Or what do do if you run out of local datastore space and want to resize disks.
[warning: this is in lab environment.  I wouldn’t do in production unless I was out of options]
Well shrinking disks is always bad,  but the joys of SAN/iQ and network raid 10, means I should be able to pull apart the cluster.  Completely rebuild the disks on the VSA and put the node back into the cluster and re-stripe from the other node(s).  All whilst the storge is presented and being used.


So how did we end up wanting to do this anyway?  Well with physical appliances I have had to recover from multiple disk failures, and predictive failures.  In this instance I was trying out adaptive AO on SSD+SATA.  I used all the SSD drive (120GB) for Tier0 and all the SATA (2TB) for capacity.  The VSA OS was on a 3rd SATA drive. (FTR the hypervisor is on USB)
Yes I know the underlying volumes should be hardware raid protected for the VSA, but these servers only really have 2 disk slots.  The SSD was attached to on board SATA.  But on board SATA performance was sucking badly.  so what I needed to do was to  pull the SSD from where it was and lose the 250G drive.
I could have turned off the VSA, temp vmotioned the disks to a slower storage pool.  rebuilt the local storage and then put everything back.   But where is the fun in that?  Anyway we need to know that this stuff really works.
So.

Step 1.  Disable the Manager on the node we are taking out. Right Click, ‘Stop Manager…’
This may leave you with an error on the Management group, depending on how many nodes/managers you have.
Now if you try and repair storage system now, you will get:

fig1

We need to ‘break it’.  Log on to CLIQ (ssh port 16022 on the node)  and run
utility run=”servicectl dbd_store stop”

fig2

[Ref: http://h20564.www2.hpe.com/hpsc/doc/public/display?docId=mmr_kc-0112618]
CMC will now show that storage system is offline 🙂

fig3

So now we can repair the storage system.
Right click on node.  Select ‘Repair Storage System…’
This leaves a ‘ghost’ placeholder in the management group with the IP address of the node you have just removed and moves the node we want to work on to ‘Available Systems’

fig4

Yes I have blanked out RFC1918 IP addresses.  No you can’t get to them.
You will see that the presented volume is still online, albeit in a degraded mode, and if you look in vSphere then the datastore is still fully functional.
Now we can mess with the drives, shrink them and generally smash the data.
What I did was, remove the capacity drive.   Recreate one at 1.5TB and attach that is same place. (remeber to add back in SCSI controller 1, independent, persistent disk)  I removed the SSD performance drive and Recreated at 100GB and attach it in same place.
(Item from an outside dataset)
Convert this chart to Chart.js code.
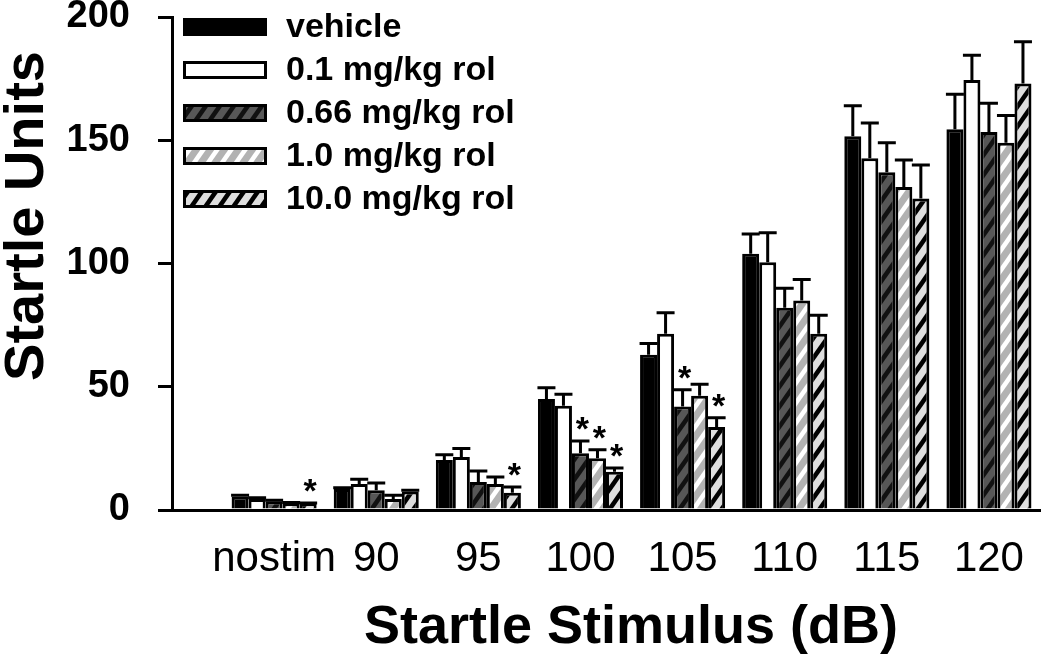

Then also moved the OS from the 250GB SATA onto the 2TB drive.  The OS doesn’t need much in the way of performance.

fig5

So.  After all that, the original OS disk remains, but the 2 data drives have been blown away and recreated,
Lets spin that VM up…..
Once booted, into CMC and ‘Find Systems’.  Our node comes back online as an ‘Available System’ and, as expected, the Raid and Disks have errors.

fig6

fig7

On RAID Setup tasks, then reconfigure raid (Stripe is the only option in VSA)
And disks are all good

fig8

Don’t forget to set the Tier on the SSD back to Tier 0
Now to replace the ‘ghost’ from earlier with the real VSA.
Add back to the original Management Group… Wait it takes a while…..

fig9

Right Click the CLUSTER (in this cas CL_TEST) and select Exchange Storage Systems.

fig10

Select the ghost to replace, then the ‘repaired’ node.
This then swaps out the ghost with the actual system, then starts rebuilding the data volumes from the other node(s) in the cluster.
Volumes show as restriping, and when complete the ghost removes itself from the management group.
And don’t forget to restart a Manager on the node that you stopped earlier.
Last – but very important – step.  Wait until the cluster has completely finished re-striping and all data volumes are back to normal, fully protected, status before messing with anything else in the cluster.  NRaid10 can only protect you from so much…..

Changing disks under a HP StoreVirtual on the fly.